1lb cooked spaghetti
1/2 cup chopped cilantro
1/2 raw or frozen corn thawed
1 grated carrot
1/2 red onion small dice
1/2 cup chopped salted peanuts (not dry roasted)


For the sauce
1 cup peanut butter
3-4 tbs soy sauce
1 tbs Srihacha pepper sauce
1/2tsp garlic powder
1 tbs sesame oil

blend sauce ingrediates and add a little hot water if needed to make a smooth sauce.

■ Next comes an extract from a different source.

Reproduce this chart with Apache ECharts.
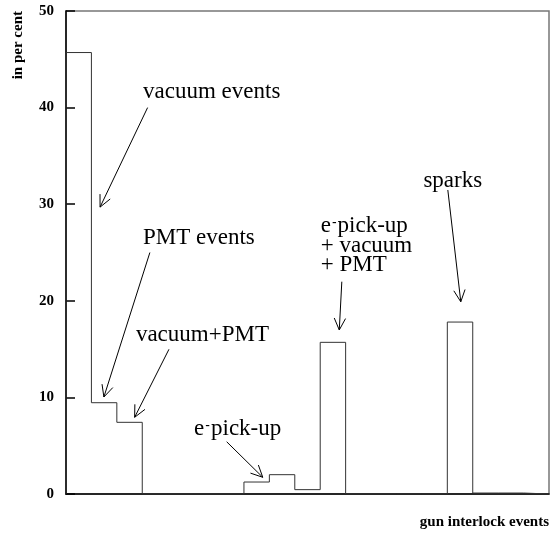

Mix all ingredients together and sprinkle with chopped peanuts and cilantro


On edit:I sometimes put in leftover shredded chicken too.


----------



## MostlyWater (Aug 26, 2010)

i'm totally making that.  thanks !


----------



## Chrissy13 (Aug 26, 2010)

I've never had this, but I'd like to try it.  Can you post a pic?


----------



## jabbur (Aug 26, 2010)

Sounds interesting but does the pepper sauce add a lot of heat?  If so DH won't like it.  Any suggestions for toning it down?


----------



## 4meandthem (Aug 26, 2010)

The sauce is not "Hot". Start with half the srihacha or eliminate and then taste/adjust before mixing with the pasta.


----------



## Robert White (Aug 27, 2010)

Hi..!!
Surprisingly yummy i don't eat quite so much peanut butter so I don't make that many recipes with it. But this was  very good.


----------



## mcnerd (Aug 27, 2010)

That seems like a great recipe to use Powdered Peanut Butter and lose 85% of the fat in the process.


----------



## 4meandthem (Aug 27, 2010)

The powdered peanut butter sounds interesting.
Is it a powder or has it been reconstituded with something so it has the consistancy of peanut butter?


----------



## mcnerd (Aug 27, 2010)

Its a powder so no it will not reconstitute with the same consistency of regular peanut butter since the fat has been removed.  Great for recipes where you want the flavor however.  You can click on the link for more information.


----------



## jet (Aug 27, 2010)

Not pretty, but here's my riff...


----------



## NYBrit (Oct 7, 2010)

That sounds great.  It's on my to do list now!


----------